Businesses Still Reluctant To Move Away From Windows XP

Businesses Still Reluctant To Move Away From Windows XP

Even though it is 11 years old, good old Windows XP is still the second most popular OS in the world. And while Microsoft has begun encouraging Windows XP users to upgrade to a newer version of Windows, it seems not everyone is listening.

According to the latest statistics, Windows XP commands a worldwide market share of 39.08 percent, not terribly far away from what Windows 7 enjoys at 45.15 percent.

Microsoft, for its part has already announced that it will be ending support for Windows XP in April 2014, a date that is not all that far away.

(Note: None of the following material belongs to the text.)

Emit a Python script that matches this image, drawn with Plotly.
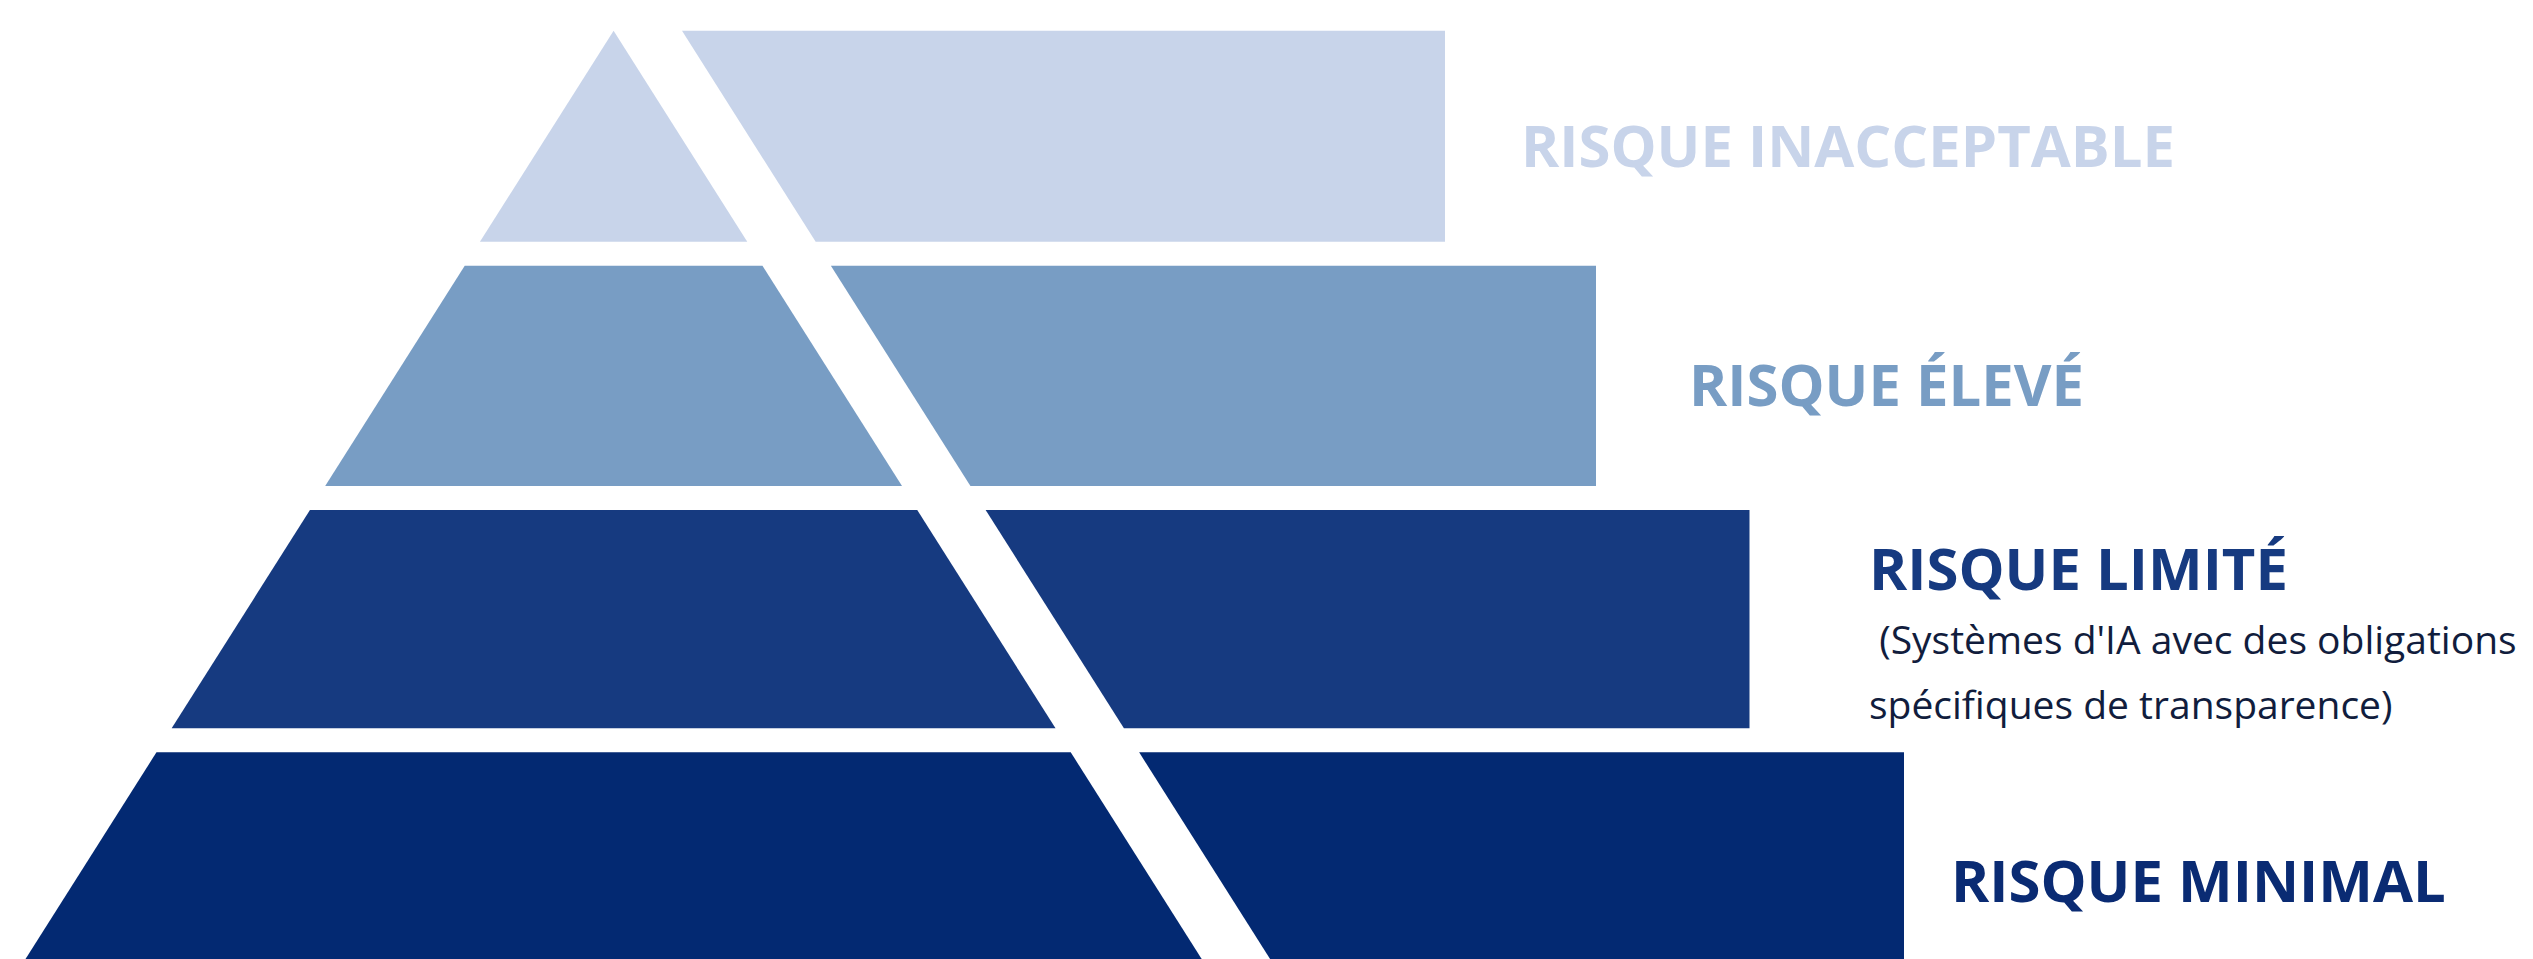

Businesses in particular have shown a distinct reluctance to upgrade. According to a UK-based enterprise migration firm, Camwood, as little as 20 percent of businesses surveyed have expressed a desire or plan to make the switch.

In an interview with InformationWeek, Ed Shepley, a solution architect at Camwood said:

“Among our own client base, only around 15-20% of businesses are looking at migration so far.

For some the issue hasn’t hit home yet. Others think they still have time, but 2014 will come round all too quickly and they shouldn’t underestimate all that’s involved.”

In fact, Sumir Karayi, the CEO of 1E, another enterprise migration company believes the entire processes will take a fair bit longer than expected, and very likely will go beyond the April 2014 date set by Microsoft. In the same interview he was quoted as saying:

“Many companies are only now putting together very large and costly projects where they will send people to every desktop and laptop to upgrade to Windows 7. This is going to take months if not years, and certainly go well beyond April 2014, as well as affect productivity. At least half a day will typically be spent on each PC or laptop, disrupting users.”

Small businesses users are another breed, but enterprises have plenty of headaches when planning such migrations. Apart from the associated costs, there are other reasons like application compatibility and hardware capabilities that they have to factor in.

If things continue at this pace, Windows XP may soon become the OS Microsoft loves to hate.